17. jewels—(Isa 62:3). Literally, "My peculiar treasure" (Ex 19:5; De 7:6; 14:2; 26:18; Ps 135:4; Tit 2:14; 1Pe 2:9; compare Ec 2:8). Calvin translates more in accordance with Hebrew idiom, "They shall be My peculiar treasure in the day in which I will do it" (that is, fulfil My promise of gathering My completed Church; or, "make" those things come to pass foretold in Mal 3:5 above [Grotius]); so in Mal 4:3 "do" is used absolutely, "in the day that I shall do this." Maurer, not so well, translates, "in the day which I shall make," that is, appoint as in Ps 118:24.

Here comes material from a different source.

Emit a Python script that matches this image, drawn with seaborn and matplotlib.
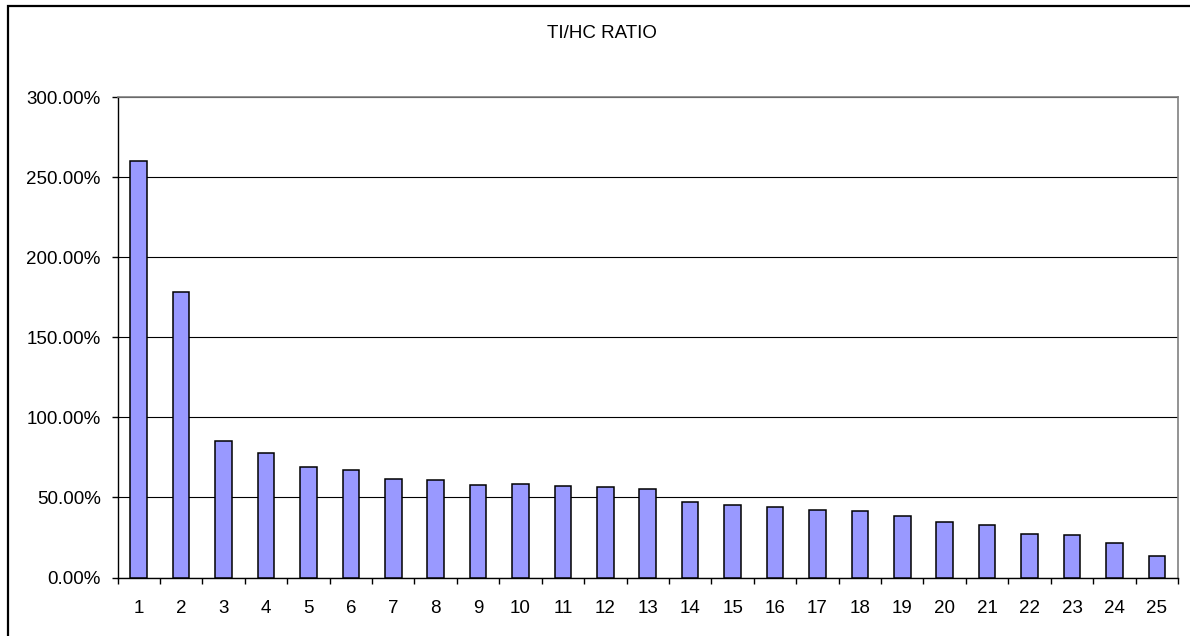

as … man spareth … son—(Ps 103:18).

18. Then shall ye … discern—Then shall ye see the falseness of your calumny against God's government (Mal 3:15), that the "proud" and wicked prosper. Do not judge before the time till My work is complete. It is in part to test your disposition to trust in God in spite of perplexing appearances, and in order to make your service less mercenary, that the present blended state is allowed; but at last all ("ye," both godly and ungodly) shall see the eternal difference there really is "between him that serveth God and him that serveth Him not" (Ps 58:11).

return—Ye shall turn to a better state of mind on this point.